*GOAL*: Omit the pictures and print exactly the lines of the listing below, starting at the first and ending at the line containing "plt.rcParams['mathtext.it'] = 'Liberation".

[Entries with chart source code]
····················
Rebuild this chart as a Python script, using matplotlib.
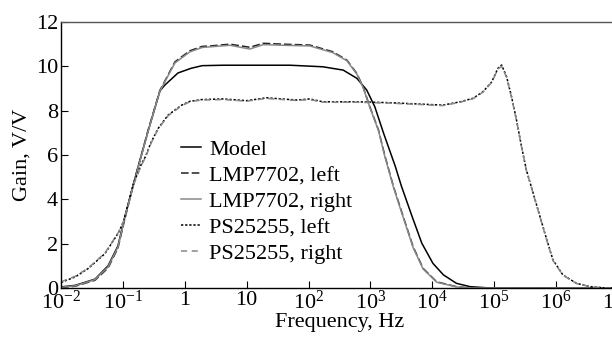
import numpy as np
import matplotlib.pyplot as plt

plt.rcParams['font.family'] = 'Liberation Serif'
plt.rcParams['mathtext.fontset'] = 'custom'
plt.rcParams['mathtext.rm'] = 'Liberation Serif'
plt.rcParams['mathtext.it'] = 'Liberation Serif:italic'

# log10(frequency) / gain pairs
model_lf = [-2.0, -1.77, -1.45, -1.24, -1.08, -0.97, -0.79, -0.59, -0.40, -0.32, -0.11, 0.10, 0.28,
            0.62, 1.70, 2.23, 2.56, 2.78, 2.94, 3.07, 3.21, 3.40, 3.50, 3.67, 3.83, 4.01, 4.18, 4.39, 4.61, 4.93, 7.0]
model_g = [0.05, 0.12, 0.40, 1.00, 1.90, 3.20, 5.10, 7.10, 8.90, 9.16, 9.70, 9.91, 10.03,
           10.05, 10.05, 9.98, 9.83, 9.46, 8.93, 8.18, 7.00, 5.50, 4.60, 3.25, 2.02, 1.11, 0.59, 0.21, 0.06, 0.0, 0.0]

lmp_l_lf = [-2.0, -1.77, -1.45, -1.24, -1.08, -0.97, -0.79, -0.59, -0.40, -0.37, -0.16, 0.08, 0.28,
            0.41, 0.73, 1.05, 1.27, 1.59, 2.02, 2.39, 2.62, 2.78, 2.88, 2.99, 3.13, 3.23, 3.37, 3.53, 3.69,
            3.85, 4.07, 4.39, 4.60, 7.0]
lmp_l_g = [0.02, 0.08, 0.35, 0.90, 1.80, 3.10, 5.10, 7.15, 8.93, 9.08, 10.20, 10.70, 10.90,
           10.92, 11.00, 10.86, 11.04, 11.00, 10.96, 10.66, 10.28, 9.68, 9.08, 8.18, 7.13, 6.00, 4.60, 3.22, 1.86,
           0.89, 0.28, 0.06, 0.0, 0.0]

lmp_r_lf = [-2.0, -1.77, -1.45, -1.24, -1.08, -0.97, -0.79, -0.59, -0.40, -0.37, -0.16, 0.08, 0.28,
            0.41, 0.73, 1.05, 1.27, 1.59, 2.02, 2.39, 2.62, 2.78, 2.88, 2.99, 3.13, 3.23, 3.37, 3.53, 3.69,
            3.85, 4.07, 4.39, 4.60, 7.0]
lmp_r_g = [0.03, 0.10, 0.38, 0.95, 1.85, 3.15, 5.05, 7.10, 8.90, 9.05, 10.15, 10.65, 10.85,
           10.88, 10.95, 10.78, 10.98, 10.95, 10.92, 10.62, 10.25, 9.65, 9.05, 8.15, 7.10, 5.96, 4.56, 3.18, 1.82,
           0.86, 0.26, 0.05, 0.0, 0.0]

ps_l_lf = [-2.0, -1.77, -1.56, -1.29, -1.07, -0.99, -0.83, -0.70, -0.64, -0.54, -0.43, -0.27, -0.05,
           0.08, 0.27, 0.62, 1.00, 1.32, 1.81, 2.02, 2.23, 2.78, 3.31, 4.17, 4.45, 4.66, 4.82, 4.96, 5.06,
           5.12, 5.20, 5.28, 5.36, 5.44, 5.52, 5.63, 5.74, 5.85, 5.95, 6.11, 6.33, 6.55, 6.80, 7.0]
ps_l_g = [0.25, 0.50, 0.88, 1.55, 2.50, 3.00, 4.70, 5.60, 5.90, 6.60, 7.20, 7.80, 8.25,
          8.42, 8.50, 8.53, 8.45, 8.58, 8.48, 8.53, 8.40, 8.40, 8.36, 8.25, 8.40, 8.56, 8.86, 9.30, 9.91,
          10.06, 9.53, 8.63, 7.58, 6.40, 5.32, 4.27, 3.22, 2.17, 1.26, 0.59, 0.21, 0.06, 0.0, 0.0]

ps_r_lf = ps_l_lf
ps_r_g = [0.28, 0.53, 0.90, 1.58, 2.52, 3.00, 4.65, 5.55, 5.86, 6.56, 7.17, 7.77, 8.22,
          8.40, 8.48, 8.50, 8.43, 8.55, 8.46, 8.50, 8.38, 8.38, 8.34, 8.23, 8.38, 8.54, 8.84, 9.28, 9.88,
          10.00, 9.50, 8.60, 7.55, 6.38, 5.30, 4.25, 3.20, 2.15, 1.24, 0.58, 0.20, 0.06, 0.0, 0.0]

tick_pos = [1e-2, 1e-1, 1, 10, 1e2, 1e3, 1e4, 1e5, 1e6, 1e7]
tick_lab = ['$10^{-2}$', '$10^{-1}$', '1', '10', '$10^2$', '$10^3$', '$10^4$', '$10^5$', '$10^6$', '$10^7$']

fig = plt.figure(figsize=(6.12, 3.39), dpi=100)
ax = fig.add_axes([61 / 612, 51 / 339, 557 / 612, 266 / 339])

f = lambda lf: 10 ** np.array(lf)
ax.plot(f(model_lf), model_g, color='black', lw=1.1, label='Model')
ax.plot(f(lmp_l_lf), lmp_l_g, color='#222222', lw=1.1, ls=(0, (5, 2)), label='LMP7702, left')
ax.plot(f(lmp_r_lf), lmp_r_g, color='#888888', lw=1.1, label='LMP7702, right')
ax.plot(f(ps_l_lf), ps_l_g, color='black', lw=1.1, ls=(0, (1.5, 1.2)), label='PS25255, left')
ax.plot(f(ps_r_lf), ps_r_g, color='#888888', lw=1.1, ls=(0, (4, 3)), label='PS25255, right')

ax.set_xscale('log')
ax.set_xlim(1e-2, 1e7)
ax.set_ylim(0, 12)
ax.set_xticks(tick_pos)
ax.set_xticklabels(tick_lab)
ax.minorticks_off()
ax.set_yticks([0, 2, 4, 6, 8, 10, 12])
ax.tick_params(direction='in', length=5, labelsize=16, pad=2)
ax.spines['top'].set_color('#555555')
for s in ax.spines.values():
    s.set_linewidth(1.0)

ax.set_xlabel('Frequency, Hz', fontsize=16, labelpad=-1)
ax.set_ylabel('Gain, V/V', fontsize=16, labelpad=3)

ax.legend(loc='upper left', bbox_to_anchor=(0.196, 0.60), frameon=False, fontsize=16,
          handlelength=0.9, handletextpad=0.35, labelspacing=0.245, borderpad=0)

fig.savefig('out.png', dpi=100)
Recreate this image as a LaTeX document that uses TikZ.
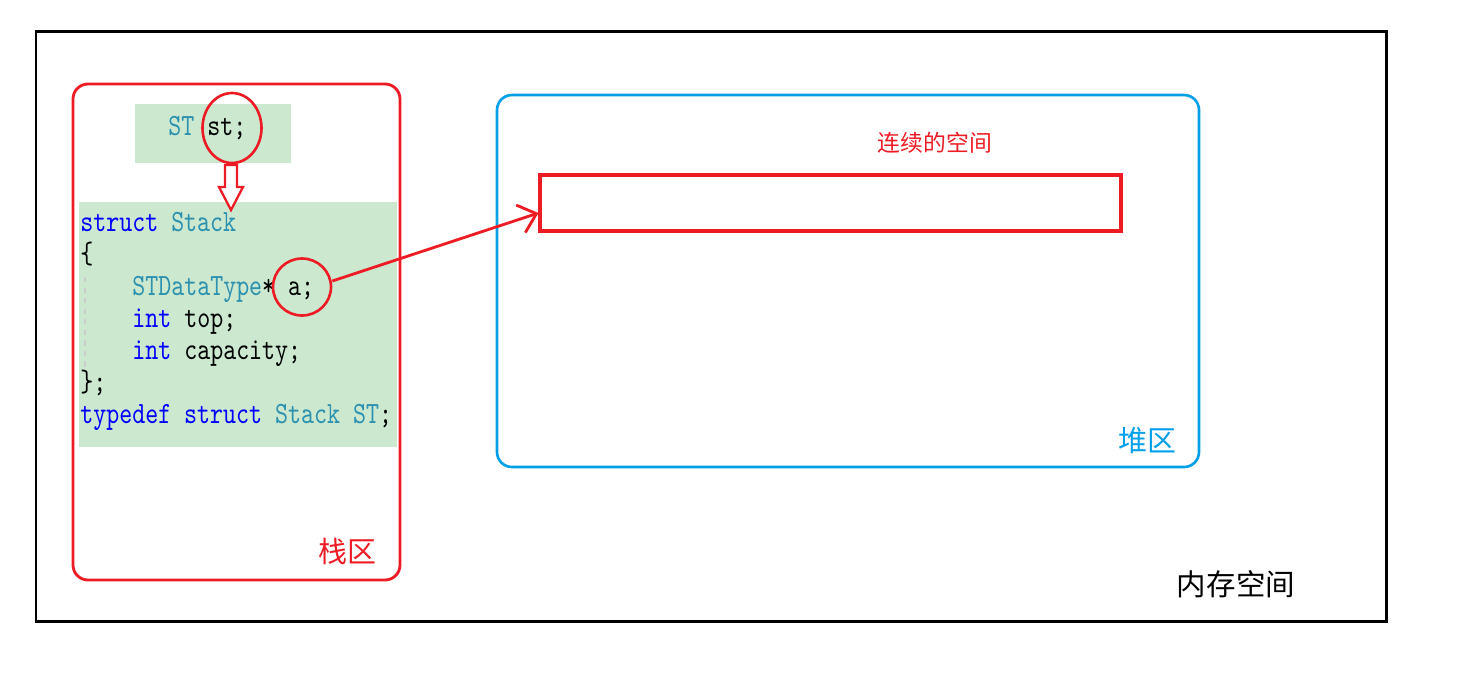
\documentclass[tikz,border=0pt]{standalone}
\usepackage{fontspec}
\newfontfamily\cjk{Noto Sans CJK SC}
\newfontfamily\codefont[FakeStretch=0.8]{lmmono10-regular.otf}
\usetikzlibrary{positioning,arrows.meta,shapes.geometric}
\definecolor{stackred}{RGB}{237,28,36}
\definecolor{heapblue}{RGB}{0,160,233}
\definecolor{codebg}{RGB}{204,232,207}
\definecolor{kw}{RGB}{0,0,255}
\definecolor{ty}{RGB}{43,145,175}

\begin{document}
\begin{tikzpicture}[
    x=0.02cm, y=-0.02cm,
    code/.style={anchor=base west, inner sep=0pt, font=\codefont\fontsize{17.6}{20}\selectfont},
    ring/.style={draw=stackred, ellipse, line width=1.5pt, inner sep=0pt},
    redline/.style={draw=stackred, line width=1.6pt},
    zone/.style={font=\cjk\fontsize{16.5}{18}\selectfont}
]
    \useasboundingbox (0,0) rectangle (1458,674);

    % Memory frame
    \draw[line width=1.7pt] (36,31) rectangle (1386,621);
    \node[font=\cjk\fontsize{16.8}{18}\selectfont] (mem) at (1236,584) {内存空间};

    % Stack area
    \draw[redline, rounded corners=0.3cm] (73,84) rectangle (400,580);
    \node[zone, text=stackred] (stack) at (347,551) {栈区};
    \fill[codebg] (135,104) rectangle (291,163);
    \fill[codebg] (79,202) rectangle (397,447);
    \draw[dashed, gray!40, line width=0.8pt] (85,277) -- (85,367);

    \node[code] (decl) at (168,135) {\textcolor{ty}{ST} st;};
    \node[code] (l1) at (80,231) {\textcolor{kw}{struct} \textcolor{ty}{Stack}};
    \node[code] (l2) at (80,263) {\{};
    \node[code] (l3) at (132,295) {\textcolor{ty}{STDataType}* a;};
    \node[code] (l4) at (132,327) {\textcolor{kw}{int} top;};
    \node[code] (l5) at (132,359) {\textcolor{kw}{int} capacity;};
    \node[code] (l6) at (80,391) {\};};
    \node[code] (l7) at (80,423) {\textcolor{kw}{typedef struct} \textcolor{ty}{Stack ST};};

    \node[ring, minimum width=1.18cm, minimum height=1.4cm] (string) at (232,128) {};
    \node[ring, minimum width=1.16cm, minimum height=1.14cm] (aring) at (302,287) {};

    % hollow arrow st -> struct
    \draw[redline, line width=1.3pt, fill=white, line join=miter]
        (225,165) -- (237,165) -- (237,187) -- (243,187) -- (231,210)
        -- (219,187) -- (225,187) -- cycle;

    % Heap area
    \draw[heapblue, line width=1.5pt, rounded corners=0.3cm] (497,95) rectangle (1199,467);
    \node[zone, text=heapblue] (heap) at (1147,441) {堆区};
    \node[redline, line width=1.8pt, minimum width=11.62cm, minimum height=1.12cm, inner sep=0pt] (seg) at (830.5,203) {};
    \node[font=\cjk\fontsize{13}{14}\selectfont, text=stackred] (seglabel) at (935,143) {连续的空间};

    \draw[redline, -{Straight Barb[length=3.3mm, width=5.8mm]}]
        ([yshift=0.12cm]aring.east) -- ([yshift=-0.2cm]seg.west);
\end{tikzpicture}
\end{document}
····················
*CORRECT ANSWER*:
Rebuild this chart as a Python script, using matplotlib.
import numpy as np
import matplotlib.pyplot as plt

plt.rcParams['font.family'] = 'Liberation Serif'
plt.rcParams['mathtext.fontset'] = 'custom'
plt.rcParams['mathtext.rm'] = 'Liberation Serif'
plt.rcParams['mathtext.it'] = 'Liberation Serif:italic'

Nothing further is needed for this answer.